Code that draws figures:
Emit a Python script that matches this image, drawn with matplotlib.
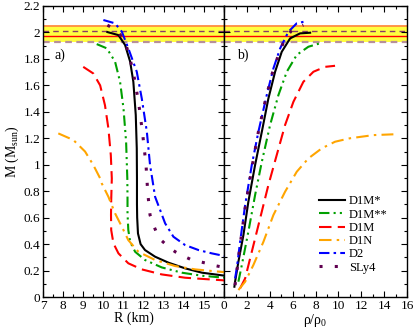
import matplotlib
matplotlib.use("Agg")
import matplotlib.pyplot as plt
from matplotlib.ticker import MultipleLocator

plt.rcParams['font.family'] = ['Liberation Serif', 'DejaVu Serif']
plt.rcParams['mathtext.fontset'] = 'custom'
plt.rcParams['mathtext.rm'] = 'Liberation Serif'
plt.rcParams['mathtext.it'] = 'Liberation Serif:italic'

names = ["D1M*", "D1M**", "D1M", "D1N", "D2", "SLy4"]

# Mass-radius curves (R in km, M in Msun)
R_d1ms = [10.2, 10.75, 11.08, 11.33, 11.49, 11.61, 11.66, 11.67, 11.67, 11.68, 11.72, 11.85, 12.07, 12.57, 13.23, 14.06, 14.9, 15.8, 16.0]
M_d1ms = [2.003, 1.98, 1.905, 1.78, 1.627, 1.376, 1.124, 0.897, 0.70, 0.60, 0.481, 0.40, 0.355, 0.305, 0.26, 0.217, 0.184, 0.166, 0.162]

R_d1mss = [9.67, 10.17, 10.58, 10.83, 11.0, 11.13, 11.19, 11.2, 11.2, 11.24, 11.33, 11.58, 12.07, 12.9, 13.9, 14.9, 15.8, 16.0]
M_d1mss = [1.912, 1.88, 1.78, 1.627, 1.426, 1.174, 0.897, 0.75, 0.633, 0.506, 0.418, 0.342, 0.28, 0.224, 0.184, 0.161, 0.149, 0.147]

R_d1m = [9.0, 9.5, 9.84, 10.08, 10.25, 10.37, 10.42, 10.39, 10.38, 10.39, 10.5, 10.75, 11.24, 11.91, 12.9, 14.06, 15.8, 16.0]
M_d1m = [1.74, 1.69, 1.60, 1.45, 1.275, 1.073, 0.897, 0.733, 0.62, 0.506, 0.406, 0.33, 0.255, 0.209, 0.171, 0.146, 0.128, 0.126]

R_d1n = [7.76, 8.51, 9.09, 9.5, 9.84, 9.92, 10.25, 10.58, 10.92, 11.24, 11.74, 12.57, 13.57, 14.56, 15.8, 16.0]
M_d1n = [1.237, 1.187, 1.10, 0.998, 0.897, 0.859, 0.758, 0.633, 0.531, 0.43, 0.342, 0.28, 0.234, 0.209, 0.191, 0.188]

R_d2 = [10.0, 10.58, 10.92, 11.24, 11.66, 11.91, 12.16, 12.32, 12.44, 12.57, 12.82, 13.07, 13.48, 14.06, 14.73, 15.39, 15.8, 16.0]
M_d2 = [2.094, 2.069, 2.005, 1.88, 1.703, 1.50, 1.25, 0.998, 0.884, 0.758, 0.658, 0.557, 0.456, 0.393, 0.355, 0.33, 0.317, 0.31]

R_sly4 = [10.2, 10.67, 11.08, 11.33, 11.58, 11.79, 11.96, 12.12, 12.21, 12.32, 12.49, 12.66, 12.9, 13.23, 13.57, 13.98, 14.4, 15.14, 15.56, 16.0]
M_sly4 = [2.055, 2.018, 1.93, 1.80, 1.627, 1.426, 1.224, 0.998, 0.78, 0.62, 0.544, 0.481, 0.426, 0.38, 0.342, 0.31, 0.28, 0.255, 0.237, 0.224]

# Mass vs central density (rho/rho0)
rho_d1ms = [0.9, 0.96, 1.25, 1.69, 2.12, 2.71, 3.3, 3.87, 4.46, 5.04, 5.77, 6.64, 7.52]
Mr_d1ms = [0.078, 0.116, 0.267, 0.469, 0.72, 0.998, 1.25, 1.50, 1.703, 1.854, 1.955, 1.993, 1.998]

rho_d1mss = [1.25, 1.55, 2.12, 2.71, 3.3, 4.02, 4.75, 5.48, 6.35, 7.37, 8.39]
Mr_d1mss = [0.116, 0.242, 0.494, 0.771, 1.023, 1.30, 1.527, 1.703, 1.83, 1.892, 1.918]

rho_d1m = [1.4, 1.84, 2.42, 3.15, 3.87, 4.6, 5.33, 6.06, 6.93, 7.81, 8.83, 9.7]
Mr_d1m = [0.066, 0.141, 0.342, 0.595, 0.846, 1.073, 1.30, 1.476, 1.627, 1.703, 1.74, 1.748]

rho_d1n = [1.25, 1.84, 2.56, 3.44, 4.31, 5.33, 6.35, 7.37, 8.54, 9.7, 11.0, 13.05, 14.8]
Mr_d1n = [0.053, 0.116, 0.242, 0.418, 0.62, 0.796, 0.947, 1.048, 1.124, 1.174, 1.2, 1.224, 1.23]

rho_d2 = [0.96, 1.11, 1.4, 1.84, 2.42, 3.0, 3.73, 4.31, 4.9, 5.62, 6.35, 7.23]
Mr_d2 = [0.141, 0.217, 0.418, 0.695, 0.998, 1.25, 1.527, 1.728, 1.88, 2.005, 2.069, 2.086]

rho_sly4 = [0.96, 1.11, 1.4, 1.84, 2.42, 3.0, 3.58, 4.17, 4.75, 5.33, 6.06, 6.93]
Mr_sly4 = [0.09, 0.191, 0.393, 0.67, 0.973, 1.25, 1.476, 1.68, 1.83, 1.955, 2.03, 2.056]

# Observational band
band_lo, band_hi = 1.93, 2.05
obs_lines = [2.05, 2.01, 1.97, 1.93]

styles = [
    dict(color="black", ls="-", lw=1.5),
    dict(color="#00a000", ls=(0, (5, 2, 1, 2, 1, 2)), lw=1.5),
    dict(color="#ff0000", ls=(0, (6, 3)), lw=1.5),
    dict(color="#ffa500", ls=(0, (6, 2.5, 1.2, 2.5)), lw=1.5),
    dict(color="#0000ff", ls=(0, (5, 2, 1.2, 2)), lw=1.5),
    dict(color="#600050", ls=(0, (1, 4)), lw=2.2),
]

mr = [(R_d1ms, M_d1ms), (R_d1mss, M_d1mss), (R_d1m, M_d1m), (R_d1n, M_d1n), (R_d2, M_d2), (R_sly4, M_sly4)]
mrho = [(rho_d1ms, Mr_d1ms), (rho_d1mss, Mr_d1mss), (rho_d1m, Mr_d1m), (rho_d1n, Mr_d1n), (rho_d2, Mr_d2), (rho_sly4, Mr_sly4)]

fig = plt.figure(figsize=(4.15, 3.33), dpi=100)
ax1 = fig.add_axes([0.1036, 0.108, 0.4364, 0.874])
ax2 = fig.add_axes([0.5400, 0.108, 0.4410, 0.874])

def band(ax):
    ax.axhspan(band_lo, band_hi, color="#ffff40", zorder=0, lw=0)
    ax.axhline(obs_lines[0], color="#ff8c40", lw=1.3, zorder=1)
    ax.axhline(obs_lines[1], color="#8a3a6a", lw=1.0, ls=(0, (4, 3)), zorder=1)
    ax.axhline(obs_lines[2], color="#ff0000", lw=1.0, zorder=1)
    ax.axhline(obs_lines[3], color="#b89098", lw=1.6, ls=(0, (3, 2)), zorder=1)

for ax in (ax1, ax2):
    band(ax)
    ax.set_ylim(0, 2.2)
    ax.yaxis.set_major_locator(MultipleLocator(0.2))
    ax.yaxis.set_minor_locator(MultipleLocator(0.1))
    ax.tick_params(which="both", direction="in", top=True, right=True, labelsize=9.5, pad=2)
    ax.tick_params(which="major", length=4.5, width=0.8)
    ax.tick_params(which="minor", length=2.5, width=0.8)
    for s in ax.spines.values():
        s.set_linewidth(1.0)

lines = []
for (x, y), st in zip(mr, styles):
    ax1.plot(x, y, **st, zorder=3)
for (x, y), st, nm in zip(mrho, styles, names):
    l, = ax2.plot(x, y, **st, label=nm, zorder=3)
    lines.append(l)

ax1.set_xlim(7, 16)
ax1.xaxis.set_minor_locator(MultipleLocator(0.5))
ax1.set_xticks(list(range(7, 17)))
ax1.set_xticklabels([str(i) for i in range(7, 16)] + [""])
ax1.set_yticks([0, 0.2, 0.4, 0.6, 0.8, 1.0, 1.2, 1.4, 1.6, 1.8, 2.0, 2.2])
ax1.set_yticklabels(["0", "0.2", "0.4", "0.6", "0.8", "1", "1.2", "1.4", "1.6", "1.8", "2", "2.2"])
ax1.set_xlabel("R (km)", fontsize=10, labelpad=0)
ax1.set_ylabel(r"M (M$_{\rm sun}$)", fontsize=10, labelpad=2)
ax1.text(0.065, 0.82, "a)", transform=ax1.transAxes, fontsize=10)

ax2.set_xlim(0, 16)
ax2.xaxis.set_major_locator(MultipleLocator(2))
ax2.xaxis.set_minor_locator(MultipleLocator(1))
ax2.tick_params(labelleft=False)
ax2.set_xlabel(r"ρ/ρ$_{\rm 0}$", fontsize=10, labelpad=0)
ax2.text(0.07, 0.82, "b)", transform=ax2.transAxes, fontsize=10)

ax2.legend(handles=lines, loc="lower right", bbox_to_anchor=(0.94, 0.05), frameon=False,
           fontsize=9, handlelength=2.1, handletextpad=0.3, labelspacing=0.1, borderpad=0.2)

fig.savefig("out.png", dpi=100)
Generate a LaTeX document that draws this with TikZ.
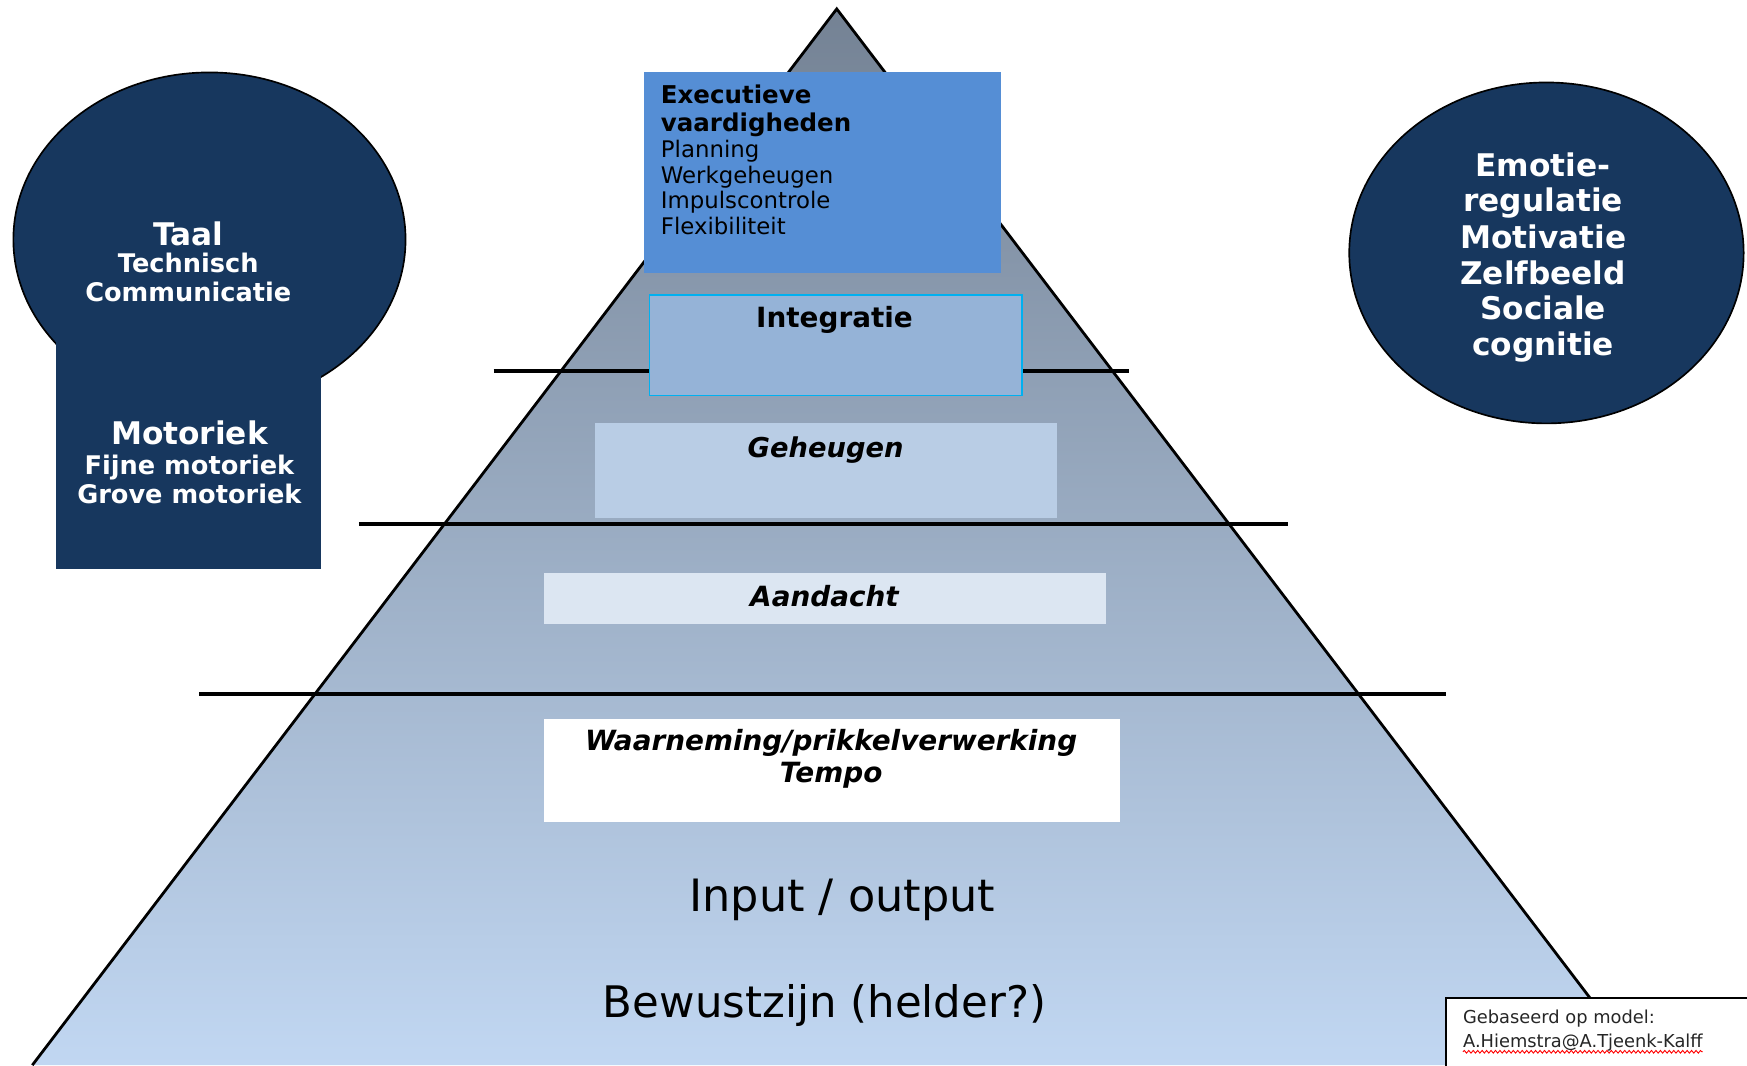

» **Direction**
Write only the number of lines in the records that include the word "this".

» **Right answer**
2